【舞台はチュニジアへ】
プロローグを終えたラリー一行は、ニースの港から船に乗り込み、丸1日かけてチュニジアへと向った。船の中では、全体ブリーフィングやGPSの講習会が行われ、時計も1時間戻してチュニジア時間に合わせるなど、気分は本格的にラリーモードへと変わっていった。
ちなみに船は豪華客船で、嵐の前の快適そのもの。
廊下はじゅうたん張り、食事はコース料理、甲板にでれば地中海の日の光。
慣れない生活環境に戸惑い、またこの雰囲気に流されまいと緊張しながらチュニジア到着までの時間をすごしたのだった。
そして、チュニジアに到着したのは午後2時過ぎ。昨日までとは明らかに違うチュニジアの風を感じながら、明日のスタート地点である約500km先のエルカンタラのビバークへと向かった。
【走ってビックリ!止まってビックリ!!】
4月6日 ETAP-1 エルカンタラ〜ネクリフ
TOTAL:288km (内SS=競技区間281km)
夕べは暗くて分からなかったが、朝になるとそこは広い茶色の大地が広がっていた。
ラリー1日目、まずバイクがスタートし、次に四輪とカミオンがタイム順にスタートする。
トップクラスのロケットダッシュと恐るべき加速力に、鳥肌を立てながら見とれていたら、数キロ先から煙が立ち始めた。そしてアッという間に煙は真っ黒な太い柱になり、オーガナイザーのヘリコプターも飛んで行った。どうやら上位の四輪が燃えたらしい。それでもラリーは何事もなかったかのように続行され、スタートした私達は黒コゲのロールバーとフレームだけの残骸の脇を通り過ぎた。
また鳥肌が立った。
そして、それなりにそれなりに走っていた150km地点の辺りから、クルマの異変に気がついた。以前にも感じたことのあるフワフワしたイヤ〜な感じ。CP3に着いてすぐハカセにリアショックの状態を確認してもらったら「もげてます」。前回のモンゴルのラリーで、ブラケットごともぎ取れた時と同じだった。

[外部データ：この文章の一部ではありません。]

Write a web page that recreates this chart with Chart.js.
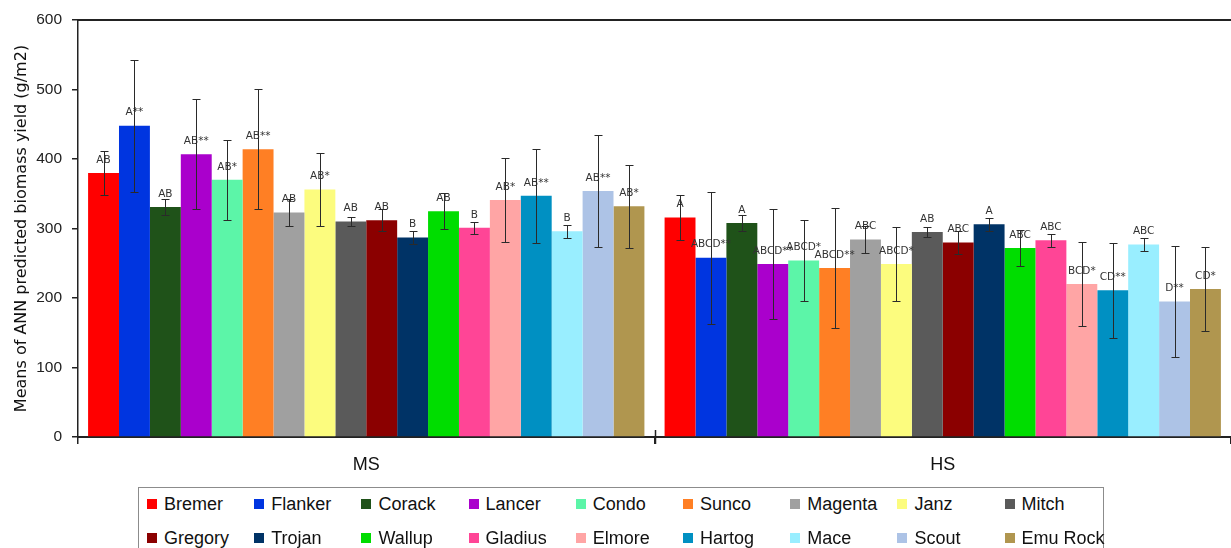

そんな動揺している私達の前に、なっなんとあっあの増岡選手とナビのピカード選手がおそろいで登場しちゃったから、さらにビックリ!
「クラッチが壊れちゃったよ」と、増岡選手。そういえばさっき、三菱ワークスカーの赤い後姿がチラっと見えたような気がしたが、「まさか…」。JFWDA出身の増岡選手は、私にとってもまた格別な存在であったから、嬉しくて残念でなんとも複雑な心境だった。そんな私をハカセの一言が現実に連れ戻す。
「フォグランプがない」。
4個つけていたはずのフォグランプの1個が固定されている板ごと、もぎ取れてなくなっている。さらに荷台のアルミボックスのふたも壊れ、中に入れておいたジャッキ棒や木の板なども落としてきていた。
自分達の状況を把握した私達は、増岡選手にかけられる言葉などあるはずもなく、壊れた部分の応急処置が終わると、ただただ会釈をしてその場を走り出した。終始落ち着いていた増岡選手に、パリダカ優勝者の強さと貫禄を感じた一時だった。
競技一日目が無事終わり、誰も待っていないキャンプ地に着いた。さて整備をしようとおでこランプの明かりだけを頼りに車を見回ってみると、残り3つのフォグランプもグラグラで、ランプステーもクラックが入っていた。
さて困った。
私達にはサポートがいない。
身寄りのない私達が一番身近に感じたチーム、それはロシアのワークスチーム「カマズ」だった。彼らはカミオン部門の優勝候補で、パリダカではウチの日野レンジャーとライバル関係でもあるが、以前彼らのチームに助けられたことがある私は一方的に親近感を持っていた。勇気を出して相談してみると快く「クルマを持っておいで」と言ってくれ、競技トラックに固定されているロシア製の溶接機で、クラック溶接をしてくれた。大きなカマズがさらに大きく見えた夜だった。